* A set of training samples. Each training sample is a vector of values (in Computer Vision it's sometimes referred to as feature vector). Usually all the vectors have the same number of components (features); OpenCV ml module assumes that. Each feature can be ordered (i.e. its values are floating-point numbers that can be compared with each other and strictly ordered, i.e. sorted) or categorical (i.e. its value belongs to a fixed set of values that can be integers, strings etc.).
* Optional set of responses corresponding to the samples. Training data with no responses is used in unsupervised learning algorithms that learn structure of the supplied data based on distances between different samples. Training data with responses is used in supervised learning algorithms, which learn the function mapping samples to responses. Usually the responses are scalar values, ordered (when we deal with regression problem) or categorical (when we deal with classification problem; in this case the responses are often called "labels"). Some algorithms, most noticeably Neural networks, can handle not only scalar, but also multi-dimensional or vector responses.

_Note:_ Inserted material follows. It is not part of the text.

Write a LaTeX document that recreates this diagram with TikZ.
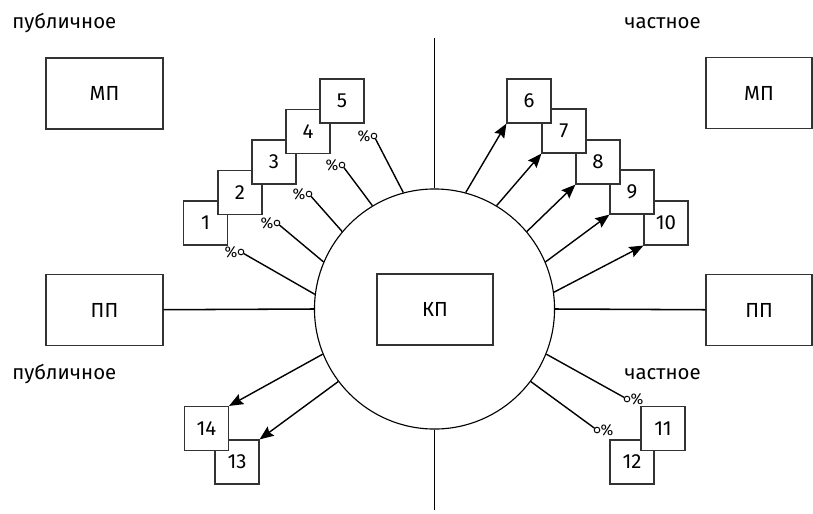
\documentclass[tikz,border=0pt]{standalone}
\usepackage{fontspec}
\setmainfont{Fira Sans}
\usetikzlibrary{positioning}
\usetikzlibrary{arrows.meta}

\begin{document}
\begin{tikzpicture}[x=0.025cm, y=-0.025cm,
  every node/.style={font=\fontsize{14.5}{17}\selectfont},
  blok/.style={draw=black!80, line width=0.8pt, fill=white, minimum width=2.925cm, minimum height=1.775cm},
  nomer/.style={draw=black!80, line width=0.8pt, fill=white, minimum size=1.1cm, inner sep=0pt},
  podpis/.style={inner sep=0pt, anchor=base west},
  kolco/.style={draw, circle, line width=0.7pt, minimum size=4pt, inner sep=0pt},
  proc/.style={font=\fontsize{11}{11}\selectfont, inner sep=0pt}]
            \useasboundingbox (0,0) rectangle (813,513);
            % Узлы
            \node[draw, circle, line width=0.8pt, minimum size=6cm] (krug) at (434.5,309) {};
            \node[blok, minimum width=2.9cm] (kp) at (435,309.5) {КП};
            \node[blok] (mpl) at (104.5,93.5) {МП};
            \node[blok] (ppl) at (104.5,310) {ПП};
            \node[blok, minimum width=2.65cm] (mpp) at (759,93) {МП};
            \node[blok, minimum width=2.65cm] (ppp) at (759,310) {ПП};
            \coordinate (verh) at (434.5,38);
            \coordinate (niz) at (434.5,510);

            \node[podpis] (pub1) at (12,28) {публичное};
            \node[podpis] (chs1) at (624,28) {частное};
            \node[podpis] (pub2) at (12,379) {публичное};
            \node[podpis] (chs2) at (624,379) {частное};

            \node[nomer] (b1) at (205.5,223) {1};
            \node[nomer] (b2) at (240,192.5) {2};
            \node[nomer] (b3) at (274,162) {3};
            \node[nomer] (b4) at (308,131.5) {4};
            \node[nomer] (b5) at (342,101) {5};

            \node[nomer] (b10) at (666,223) {10};
            \node[nomer] (b9) at (632,192) {9};
            \node[nomer] (b8) at (598,162) {8};
            \node[nomer] (b7) at (564,131) {7};
            \node[nomer] (b6) at (529,101) {6};

            \node[nomer] (b12) at (632,462) {12};
            \node[nomer] (b11) at (663,428.5) {11};
            \node[nomer] (b13) at (237,462) {13};
            \node[nomer] (b14) at (206.5,428.5) {14};

            \node[kolco] (o1) at (241,252) {};
            \node[kolco] (o2) at (277,223) {};
            \node[kolco] (o3) at (309,194) {};
            \node[kolco] (o4) at (342,165) {};
            \node[kolco] (o5) at (374,136) {};
            \node[kolco] (o11) at (627,399) {};
            \node[kolco] (o12) at (597,430) {};
            \foreach \k in {1,...,5}
              \node[proc, left=0pt of o\k] {\%};
            \node[proc, right=0pt of o11] {\%};
            \node[proc, right=0pt of o12] {\%};

            % Связи
            \draw[line width=1.1pt] (verh) -- (krug.north);
            \draw[line width=1.1pt] (krug.south) -- (niz);
            \draw[line width=1.1pt] (ppl) -- (krug.west);
            \draw[line width=1.1pt] (ppp) -- (krug.east);

            \draw[line width=1pt] (krug.173) -- (o1);
            \draw[line width=1pt] (krug.157) -- (o2);
            \draw[line width=1pt] (krug.140) -- (o3);
            \draw[line width=1pt] (krug.121) -- (o4);
            \draw[line width=1pt] (krug.105) -- (o5);
            \draw[line width=1pt] (krug.338) -- (o11);
            \draw[line width=1pt] (krug.323) -- (o12);

            \draw[-{Stealth[length=10pt,width=8pt,inset=1.5pt]}, line width=1pt] (krug.75) -- (b6.south west);
            \draw[-{Stealth[length=10pt,width=8pt,inset=1.5pt]}, line width=1pt] (krug.59) -- (b7.south west);
            \draw[-{Stealth[length=10pt,width=8pt,inset=1.5pt]}, line width=1pt] (krug.40) -- (b8.south west);
            \draw[-{Stealth[length=10pt,width=8pt,inset=1.5pt]}, line width=1pt] (krug.23) -- (b9.south west);
            \draw[-{Stealth[length=10pt,width=8pt,inset=1.5pt]}, line width=1pt] (krug.8) -- (b10.south west);
            \draw[-{Stealth[length=10pt,width=8pt,inset=1.5pt]}, line width=1pt] (krug.202) -- (b14.north east);
            \draw[-{Stealth[length=10pt,width=8pt,inset=1.5pt]}, line width=1pt] (krug.217) -- (b13.north east);
          \end{tikzpicture}
\end{document}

* Another optional component is the mask of missing measurements. Most algorithms require all the components in all the training samples be valid, but some other algorithms, such as decision tress, can handle the cases of missing measurements.
* In addition to that, each training sample may be given a weight, if user wants the algorithm to pay special attention to certain training samples and adjust the training model accordingly.
* Also, user may wish not to use the whole training data at once, but rather use parts of it, e.g. to do parameter optimization via cross-validation procedure.
As you can see, training data can have rather complex structure; besides, it may be very big and/or not entirely available, so there is need to make abstraction for this concept. In OpenCV ml there is ``cv::ml::TrainData`` class for that.
Class encapsulating training data. Please note that the class only specifies the interface of training data, but not implementation. All the statistical model classes in ml take Ptr<TrainData>. In other words, you can create your own class derived from ``TrainData`` and supply smart pointer to the instance of this class into ``StatModel::train``.
:param headerLineCount:The number of lines in the beginning to skip; besides the header, the function also skips empty lines and lines staring with '#'
:param varTypeSpec:The optional text string that specifies the variables' types. It has the format ``ord[n1-n2,n3,n4-n5,...]cat[n6,n7-n8,...]``. That is, variables from n1 to n2 (inclusive range), n3, n4 to n5 ... are considered ordered and n6, n7 to n8 ... are considered as categorical. The range [n1..n2] + [n3] + [n4..n5] + ... + [n6] + [n7..n8] should cover all the variables. If varTypeSpec is not specified, then algorithm uses the following rules:
1. all input variables are considered ordered by default. If some column contains has non-numerical values, e.g. 'apple', 'pear', 'apple', 'apple', 'mango', the corresponding variable is considered categorical.
2. if there are several output variables, they are all considered as ordered. Error is reported when non-numerical values are used.
3. if there is a single output variable, then if its values are non-numerical or are all integers, then it's considered categorical. Otherwise, it's considered ordered.
:param missch:The character used to specify missing measurements. It should not be a digit. Although it's a non-numerical value, it surely does not affect the decision of whether the variable ordered or categorical.
:param layout:it's either ``ROW_SAMPLE``, which means that each training sample is a row of ``samples``, or ``COL_SAMPLE``, which means that each training sample occupies a column of ``samples``.
:param responses:matrix of responses. If the responses are scalar, they should be stored as a single row or as a single column. The matrix should have type ``CV_32F`` or ``CV_32S`` (in the former case the responses are considered as ordered by default; in the latter case - as categorical)
:param varIdx:vector specifying which variables to use for training. It can be an integer vector (``CV_32S``) containing 0-based variable indices or byte vector (``CV_8U``) containing a mask of active variables.
:param sampleIdx:vector specifying which samples to use for training. It can be an integer vector (``CV_32S``) containing 0-based sample indices or byte vector (``CV_8U``) containing a mask of training samples.
:param varType:optional vector of type ``CV_8U`` and size <number_of_variables_in_samples> + <number_of_variables_in_responses>, containing types of each input and output variable. The ordered variables are denoted by value ``VAR_ORDERED``, and categorical - by ``VAR_CATEGORICAL``.
In current implementation the function tries to avoid physical data copying and returns the matrix stored inside TrainData (unless the transposition or compression is needed).
The function returns vector of responses. Each response is integer from 0 to <number of classes>-1. The actual label value can be retrieved then from the class label vector, see ``TrainData::getClassLabels``.
The function selects a subset of specified relative size and then returns it as the training set. If the function is not called, all the data is used for training. Please, note that for each of ``TrainData::getTrain*`` there is corresponding ``TrainData::getTest*``, so that the test subset can be retrieved and processed as well.
The class includes many other methods that can be used to access normalized categorical input variables, access training data by parts, so that does not have to fit into the memory etc.